A cone has half angle θ₀ and lateral surface area S₀ in the frame in which the cone is at rest. If someone moves at relative speed β=v/c along the cones symmetry axis, what surface area will they see for the cone?

Homework Equations

I believe the lateral surface area of a cone is S=πh²tanθ, where θ is the half angle and h is the height of the cone.
Length contraction is also relevant; h₁=h₀√(1-β²)

The Attempt at a Solution

S₀ = πh₀²tanθ₀
S₁ = πh₁²tanθ₁

If the cone had maximum radius R in the rest frame, it should remain R in the frame moving along the symmetry axis (because R is measured normal to this axis).
So we have tanθ₀=R/h₀, and also tanθ₁=R/h₁, so we see tanθ₁=(h₀/h₁)tanθ₀

Putting all this together (with the length contraction relation) it seems to be that S₁=S₀√(1-β²)

However my book claims S₁=S₀√(1-(βcosθ)²); so where is my mistake?

 

[Orodruin]

You have the wrong expression for the surface area. See https://en.wikipedia.org/wiki/Cone#Surface_area

 

[Hiero]

Ahh. For some reason, when I thought over that formula, I had in my mind that "R=h*sinθ" instead of "R=h*tanθ"
(I even remember thinking this formula over a couple times, and each time I kept incorrectly saying this to myself! I am tired.)

So then the correct formula is actually S=πh²tanθ/cosθ.

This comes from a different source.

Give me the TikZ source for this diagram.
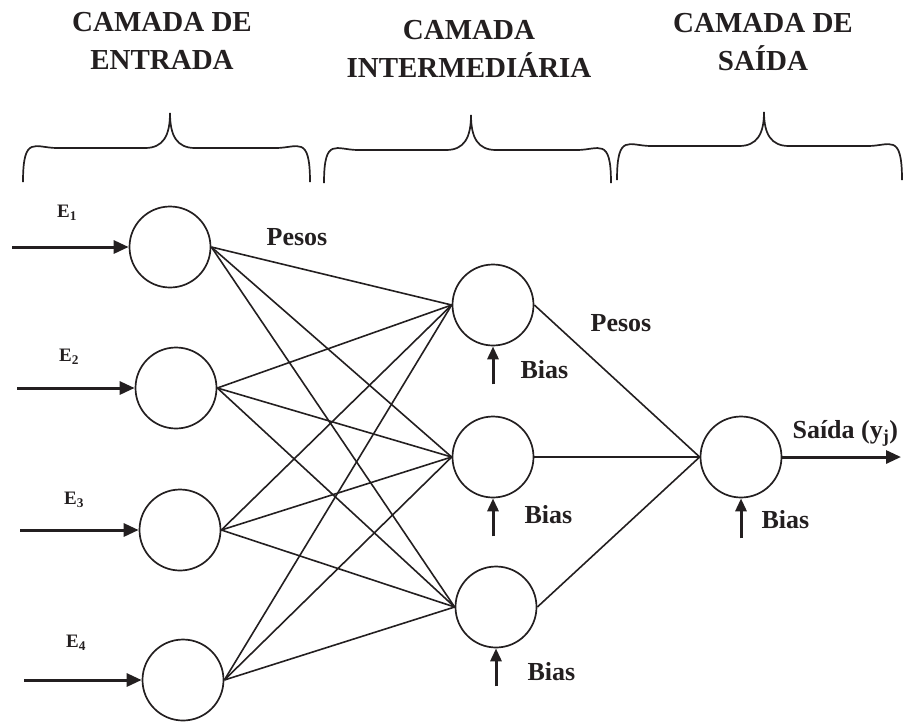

So then my answer is off by (needs to be multiplied by) a factor of cosθ₀/cosθ₁

If you take the ratio of these two equations
cosθ₀=1/√(1+(R/h₀)²)
cosθ₁=1/√(1+(R/h₁)²)=1/√(1+(R/h₀)²/(1-β²))
and simplify a fair amount (then use R/h₀=tanθ as well as 1/(1+tan²θ)=cos²θ) then multiply it by my incorrect answer then it indeed becomes the correct answer, so that was the only mistake.

Thank you Orodruin